The bargaining power of a
single headteacher is non-existent.
Regions
big enough to stand up to Whitehall bullying
will get that money
out of London.
They will have the resources to commission
their own research to challenge official figures and to brief the media with
it.
It will no longer be a one-sided
dialogue.
Regions with taxation powers
will be guaranteed a degree of financial freedom from Treasury interference.
Local government services have borne the brunt of austerity,
while the UK State protects its own. The
Welsh Assembly too has seen its finances cut but within its budget it has found
the money to increase local government spending by 3%, at a time when English
local government is looking to cut spending by 7%. Applying the Welsh model to Wessex and other English regions could create a
coalition of opposition to the City-driven priorities of the London regime.
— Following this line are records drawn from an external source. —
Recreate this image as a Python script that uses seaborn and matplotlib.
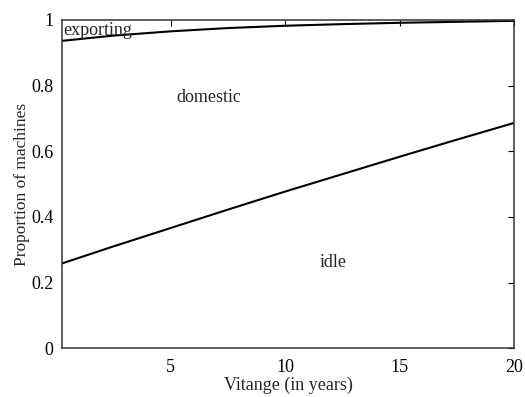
import matplotlib
matplotlib.use("Agg")
import pandas as pd
import seaborn as sns
from matplotlib import pyplot as plt
from matplotlib.ticker import FuncFormatter

# values
vintage = [0.25, 2.5, 5, 7.5, 10, 12.5, 15, 17.5, 20]
idle_upper = [0.258, 0.31, 0.366, 0.422, 0.477, 0.530, 0.583, 0.635, 0.686]
domestic_upper = [0.936, 0.952, 0.965, 0.975, 0.982, 0.987, 0.991, 0.994, 0.997]

x_ticks = [5, 10, 15, 20]
y_ticks = [0, 0.2, 0.4, 0.6, 0.8, 1]

df = pd.DataFrame({"vintage": vintage, "idle": idle_upper, "domestic": domestic_upper})

sns.set_theme(style="white")
plt.rcParams["font.family"] = ["Liberation Serif", "DejaVu Serif"]

fig = plt.figure(figsize=(5.25, 3.97), dpi=100)
ax = fig.add_axes([0.118, 0.123, 0.861, 0.827])

sns.lineplot(data=df, x="vintage", y="idle", color="black", linewidth=1.5, ax=ax)
sns.lineplot(data=df, x="vintage", y="domestic", color="black", linewidth=1.5, ax=ax)

ax.set_xlim(0.25, 20)
ax.set_ylim(0, 1)
ax.set_xticks(x_ticks)
ax.set_yticks(y_ticks)
ax.yaxis.set_major_formatter(FuncFormatter(lambda v, p: f"{v:g}"))
ax.tick_params(direction="in", length=4, width=0.8, top=True, right=True,
               labelsize=13, colors="black", pad=6)
ax.tick_params(axis="x", pad=8)
for s in ax.spines.values():
    s.set_color("#333333")
    s.set_linewidth(1.1)

ax.set_xlabel("Vitange (in years)", fontsize=13, labelpad=0)
ax.set_ylabel("Proportion of machines", fontsize=12.5, labelpad=1)

ax.text(0.3, 0.969, "exporting", fontsize=13, va="center", ha="left")
ax.text(6.65, 0.762, "domestic", fontsize=13, va="center", ha="center")
ax.text(12.1, 0.26, "idle", fontsize=13, va="center", ha="center")

fig.savefig("out.png", dpi=100)
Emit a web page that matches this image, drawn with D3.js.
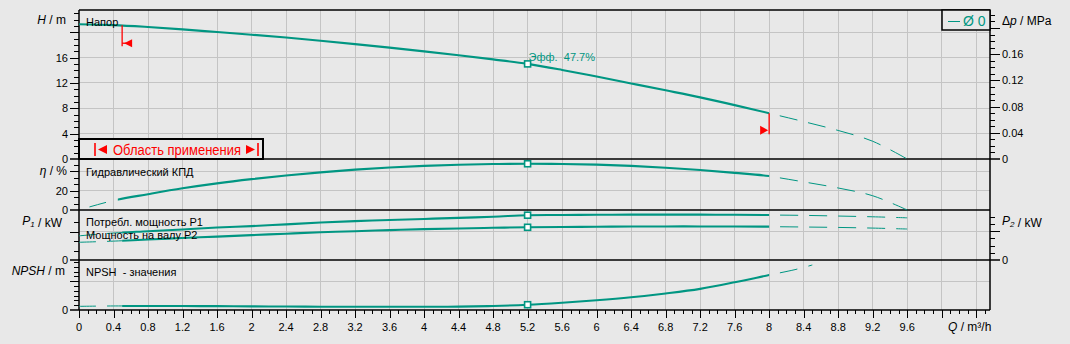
<!DOCTYPE html>
<html>
<head>
<meta charset="utf-8">
<script src="https://cdn.jsdelivr.net/npm/d3@7"></script>
<style>
  body { margin: 0; background: #e8e8e8; }
  svg { display: block; font-family: "Liberation Sans", Arial, sans-serif; }
  text { white-space: pre; }
</style>
</head>
<body>
<svg id="chart" width="1070" height="344"></svg>
<script>
// flow points, m3/h
const flow = [0, 0.4, 0.8, 1.2, 1.6, 2, 2.4, 2.8, 3.2, 3.6, 4, 4.4, 4.8, 5.2, 5.6, 6, 6.4, 6.8, 7.2, 7.6, 8, 8.4, 8.8, 9.2, 9.6];
const head = [21.25, 21.12, 20.82, 20.45, 20.02, 19.6, 19.16, 18.66, 18.12, 17.56, 16.97, 16.36, 15.71, 15.0, 14.05, 13.0, 11.92, 10.83, 9.72, 8.5, 7.22, 5.9, 4.5, 2.8, 0];
const eta = [0, 9.8, 16.3, 22.4, 27.5, 31.8, 35.5, 38.8, 41.6, 43.8, 45.5, 46.7, 47.4, 47.7, 47.5, 46.8, 45.5, 43.6, 41.2, 38.3, 35.0, 29.0, 22.7, 14.7, 0];
const p1 = [0.256, 0.286, 0.305, 0.324, 0.344, 0.359, 0.378, 0.397, 0.412, 0.424, 0.435, 0.447, 0.458, 0.475, 0.477, 0.479, 0.481, 0.481, 0.481, 0.479, 0.477, 0.473, 0.466, 0.458, 0.447];
const p2 = [0.246, 0.262, 0.285, 0.305, 0.325, 0.345, 0.365, 0.385, 0.40, 0.415, 0.428, 0.438, 0.447, 0.454, 0.458, 0.462, 0.465, 0.466, 0.466, 0.465, 0.463, 0.458, 0.452, 0.443, 0.43];
const npshFlow = [0, 0.4, 0.8, 1.2, 1.6, 2, 2.4, 2.8, 3.2, 3.6, 4, 4.4, 4.8, 5.2, 5.6, 6, 6.4, 6.8, 7.2, 7.6, 8, 8.3, 8.5];
const npsh = [0.38, 0.42, 0.42, 0.41, 0.40, 0.38, 0.36, 0.34, 0.34, 0.34, 0.34, 0.35, 0.42, 0.55, 0.76, 1.01, 1.32, 1.72, 2.2, 2.88, 3.64, 4.2, 4.68];

const dutyFlow = 5.2;
const dutyEff = "47.7%";
const limitFlow = [0.5, 8];
const limitHead = [21.1, 7.22];

const xTickLabels = [0, 0.4, 0.8, 1.2, 1.6, 2, 2.4, 2.8, 3.2, 3.6, 4, 4.4, 4.8, 5.2, 5.6, 6, 6.4, 6.8, 7.2, 7.6, 8, 8.4, 8.8, 9.2, 9.6];
const headTickLabels = [0, 4, 8, 12, 16];
const dpTickLabels = [0, 0.04, 0.08, 0.12, 0.16];
const etaTickLabels = [0, 20];

const teal = "#009682";
const red = "#ff0000";

const svg = d3.select("#chart");
const left = 79, right = 990;

const x = d3.scaleLinear().domain([0, 10.56]).range([left, right]);
const yH = d3.scaleLinear().domain([0, 23.5]).range([159, 10]);
const yDp = d3.scaleLinear().domain([0, 0.2275]).range([159, 10]);
const yEta = d3.scaleLinear().domain([0, 52.6]).range([210, 159]);
const yP1 = d3.scaleLinear().domain([0, 0.53]).range([260, 210]);
const yP2 = d3.scaleLinear().domain([0, 0.694]).range([260, 210]);
const yN = d3.scaleLinear().domain([0, 5.2]).range([310, 260]);

svg.append("rect").attr("width", 1070).attr("height", 344).attr("fill", "#e8e8e8");

// grid
const grid = svg.append("g").attr("stroke", "#c4c4c4").attr("stroke-width", 1).attr("shape-rendering", "crispEdges");
grid.selectAll("line.v").data(d3.range(0.4, 10.5, 0.4)).join("line")
  .attr("x1", d => x(d)).attr("x2", d => x(d)).attr("y1", 10).attr("y2", 310);
[[yH, [4, 8, 12, 16, 20]], [yEta, [20, 40]], [yP2, [0.4]], [yN, [3]]].forEach(([s, vals]) => {
  grid.selectAll(null).data(vals).join("line")
    .attr("x1", left).attr("x2", right).attr("y1", d => s(d)).attr("y2", d => s(d));
});

// clip regions
const defs = svg.append("defs");
function clip(id, q0, q1) {
  defs.append("clipPath").attr("id", id).append("rect")
    .attr("x", x(q0)).attr("width", x(q1) - x(q0)).attr("y", 0).attr("height", 344);
}
clip("c-head", 0, 8);
clip("c-main", 0.5, 8);
clip("c-main-eta", 0.45, 8);
clip("c-left", 0, 0.5);
clip("c-left-eta", 0, 0.45);

// panel borders / axes
const axes = svg.append("g").attr("stroke", "#000").attr("fill", "none");
axes.append("line").attr("x1", left).attr("x2", right).attr("y1", 10).attr("y2", 10).attr("stroke-width", 1.5);
[yH(0), yEta(0), yP1(0), yN(0)].forEach(y => {
  axes.append("line").attr("x1", 70).attr("x2", right).attr("y1", y).attr("y2", y).attr("stroke-width", 1.5);
});
axes.append("line").attr("x1", right).attr("x2", 1000).attr("y1", yH(0)).attr("y2", yH(0)).attr("stroke-width", 1.5);
axes.append("line").attr("x1", right).attr("x2", 1000).attr("y1", yP2(0)).attr("y2", yP2(0)).attr("stroke-width", 1.5);
axes.append("line").attr("x1", left).attr("x2", left).attr("y1", 10).attr("y2", 310).attr("stroke-width", 1.5);
axes.append("line").attr("x1", right).attr("x2", right).attr("y1", 10).attr("y2", 310).attr("stroke-width", 1.5);

function leftTicks(s, vals, isMajor) {
  axes.selectAll(null).data(vals).join("line")
    .attr("x1", d => isMajor(d) ? 70 : 74).attr("x2", left)
    .attr("y1", d => Math.round(s(d)) + 0.5).attr("y2", d => Math.round(s(d)) + 0.5);
}
function rightTicks(s, vals, isMajor) {
  axes.selectAll(null).data(vals).join("line")
    .attr("x1", right).attr("x2", d => isMajor(d) ? 1000 : 995)
    .attr("y1", d => Math.round(s(d)) + 0.5).attr("y2", d => Math.round(s(d)) + 0.5);
}
const near = (v, step) => Math.abs(v / step - Math.round(v / step)) < 1e-6;
leftTicks(yH, d3.range(1, 23.5, 1), d => near(d, 4));
leftTicks(yEta, d3.range(1, 8).map(i => i * 20 / 3), d => near(d, 20));
leftTicks(yP1, [0.1, 0.2, 0.3, 0.4], d => near(d, 0.3));
leftTicks(yN, d3.range(0.5, 5.2, 0.5), d => near(d, 3));
rightTicks(yDp, d3.range(0.01, 0.2275, 0.01), d => near(d, 0.04));
rightTicks(yP2, d3.range(0.1, 0.65, 0.1), d => near(d, 0.4));

// x ticks
axes.selectAll(null).data(d3.range(0, 106).map(i => i / 10)).join("line")
  .attr("x1", d => Math.round(x(d)) + 0.5).attr("x2", d => Math.round(x(d)) + 0.5)
  .attr("y1", 310).attr("y2", (d, i) => i % 4 === 0 ? 318 : 314);

// curves
const curves = svg.append("g").attr("fill", "none").attr("stroke", teal);
function pts(xs, ys) { return xs.map((q, i) => [q, ys[i]]); }
function drawCurve(data, y, opt) {
  const line = d3.line().x(d => x(d[0])).y(d => y(d[1])).curve(d3.curveCatmullRom.alpha(0.5));
  if (opt.leftDash) {
    curves.append("path").attr("d", line(data.filter(d => d[0] <= 0.8)))
      .attr("stroke-width", 1).attr("stroke-dasharray", opt.leftDash)
      .attr("clip-path", `url(#${opt.leftClip})`);
  }
  curves.append("path").attr("d", line(data)).attr("stroke-width", 2.1)
    .attr("clip-path", `url(#${opt.mainClip})`);
  curves.append("path").attr("d", line(data.filter(d => d[0] >= 8)))
    .attr("stroke-width", 1).attr("stroke-dasharray", "18 11").attr("stroke-dashoffset", 18);
  const duty = data.find(d => d[0] === dutyFlow);
  svg.append("rect").attr("x", x(duty[0]) - 3).attr("y", y(duty[1]) - 3)
    .attr("width", 6).attr("height", 6).attr("fill", "#fff").attr("stroke", teal).attr("stroke-width", 1.6);
}
drawCurve(pts(flow, head), yH, { mainClip: "c-head" });
drawCurve(pts(flow, eta), yEta, { mainClip: "c-main-eta", leftClip: "c-left-eta", leftDash: "0 11 17 11" });
drawCurve(pts(flow, p1), yP1, { mainClip: "c-main", leftClip: "c-left", leftDash: "17 11" });
drawCurve(pts(flow, p2), yP2, { mainClip: "c-main", leftClip: "c-left", leftDash: "17 11" });
drawCurve(pts(npshFlow, npsh), yN, { mainClip: "c-main", leftClip: "c-left", leftDash: "17 11" });

// efficiency label at duty point
svg.append("text").attr("x", x(dutyFlow) + 1).attr("y", yH(head[flow.indexOf(dutyFlow)]) - 3)
  .attr("font-size", 11).attr("fill", teal).text("Эфф.  " + dutyEff);

// operating limits
const lim = svg.append("g").attr("fill", red).attr("stroke", red);
limitFlow.forEach((q, i) => {
  const lx = x(q), top = yH(limitHead[i]), bottom = top + 21;
  lim.append("line").attr("x1", lx).attr("x2", lx).attr("y1", top).attr("y2", bottom).attr("stroke-width", 1.3);
  if (i === 0) {
    const cy = bottom - 3;
    lim.append("line").attr("x1", lx).attr("x2", lx + 4).attr("y1", cy).attr("y2", cy).attr("stroke-width", 1.3);
    lim.append("path").attr("stroke", "none").attr("d", `M${lx + 2},${cy} L${lx + 10},${cy - 4} L${lx + 10},${cy + 4} Z`);
  } else {
    const cy = bottom - 4;
    lim.append("path").attr("stroke", "none").attr("d", `M${lx - 1},${cy} L${lx - 9},${cy - 4.5} L${lx - 9},${cy + 4.5} Z`);
  }
});

// tick labels
const labels = svg.append("g").attr("font-size", 11).attr("fill", "#000");
labels.selectAll(null).data(xTickLabels).join("text")
  .attr("x", d => x(d)).attr("y", 331).attr("text-anchor", "middle").text(d => String(d));
function leftLabels(s, vals) {
  labels.selectAll(null).data(vals).join("text")
    .attr("x", 68).attr("y", d => s(d)).attr("dy", "0.36em").attr("text-anchor", "end").text(d => String(d));
}
leftLabels(yH, headTickLabels);
leftLabels(yEta, etaTickLabels);
leftLabels(yP1, [0]);
leftLabels(yN, [0]);
labels.selectAll(null).data(dpTickLabels).join("text")
  .attr("x", 1002).attr("y", d => yDp(d)).attr("dy", "0.36em").text(d => String(d));
labels.append("text").attr("x", 1002).attr("y", yP2(0)).attr("dy", "0.36em").text("0");

// axis titles
function title(xp, yp, anchor, parts) {
  const t = labels.append("text").attr("x", xp).attr("y", yp).attr("dy", "0.36em").attr("text-anchor", anchor).attr("font-size", 12);
  parts.forEach(([s, it, sub]) => {
    const sp = t.append("tspan").text(s);
    if (it) sp.attr("font-style", "italic");
    if (sub) sp.attr("font-size", 8).attr("dy", "0.25em");
  });
  return t;
}
title(66, 20, "end", [["H", true], [" / m"]]);
title(67, 171, "end", [["η", true], [" / %"]]);
title(62, 221, "end", [["P", true], ["1", true, true], [" / kW", false]]);
title(65, 271, "end", [["NPSH", true], [" / m"]]);
title(1002, 21, "start", [["Δ"], ["p", true], [" / MPa"]]);
title(1002, 221, "start", [["P", true], ["2", true, true], [" / kW", false]]);
title(948, 327, "start", [["Q", true], [" / m³/h"]]);

// curve names
[["Напор", 22], ["Гидравлический КПД", 172], ["Потребл. мощность P1", 222], ["Мощность на валу P2", 235], ["NPSH  - значения", 272]]
  .forEach(([s, yp]) => {
    labels.append("text").attr("x", 86).attr("y", yp).attr("dy", "0.36em").text(s);
  });

// legend box
svg.append("rect").attr("x", 942).attr("y", 10).attr("width", 48).attr("height", 20)
  .attr("fill", "#e8e8e8").attr("stroke", "#000").attr("stroke-width", 1.5);
svg.append("line").attr("x1", 948).attr("x2", 960).attr("y1", 21.5).attr("y2", 21.5)
  .attr("stroke", teal).attr("stroke-width", 1);
svg.append("text").attr("x", 963).attr("y", 26).attr("font-size", 14).attr("fill", teal).text("Ø 0");

// range box
const rb = svg.append("g");
rb.append("rect").attr("x", left).attr("y", 139).attr("width", 184).attr("height", 20)
  .attr("fill", "#e8e8e8").attr("stroke", "#000").attr("stroke-width", 2);
rb.append("line").attr("x1", 95).attr("x2", 95).attr("y1", 143).attr("y2", 156).attr("stroke", red).attr("stroke-width", 1.6);
rb.append("path").attr("fill", red).attr("d", "M98,149.5 L107,145 L107,154 Z");
rb.append("text").attr("x", 113).attr("y", 150).attr("dy", "0.36em").attr("font-size", 14)
  .attr("textLength", 128).attr("lengthAdjust", "spacingAndGlyphs").attr("fill", red).text("Область применения");
rb.append("path").attr("fill", red).attr("d", "M255,149.5 L246,145 L246,154 Z");
rb.append("line").attr("x1", 258).attr("x2", 258).attr("y1", 143).attr("y2", 156).attr("stroke", red).attr("stroke-width", 1.6);
</script>
</body>
</html>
5. A region understands its businesses
better
Far from being a burden on the region’s businesses, a Wessex assembly
would be in a strong position to help them succeed. Its powers would include education and
training, transport, housing, planning, economic development, tourism and the
arts, agriculture, forestry and fisheries.
It would be well placed to take on new responsibilities that may emerge
at the regional scale, such as oversight of infrastructure and public
utilities. The more powers that are
devolved, the more incentive the region has to make a success of them because
the more that success will be reflected in the assembly’s own rising revenues.
Businesses that have a hard time convincing BIS or the banks
in London can expect a different reception in Wessex,
especially if they can show how their plans fit with specifically regional
aspirations. A Wessex assembly will be one part of a wider
expression of the Wessex
‘brand’, with tourism in particular benefiting from a more coherent narrative
but with related industries like food & drink and music also potential
beneficiaries.
There are many reasons to be regional, but doom and gloom
are not among them. The small scale,
territorial integration and flexibility of action that come with being a region
are precisely what’s needed to respond to the challenges of the 21st century.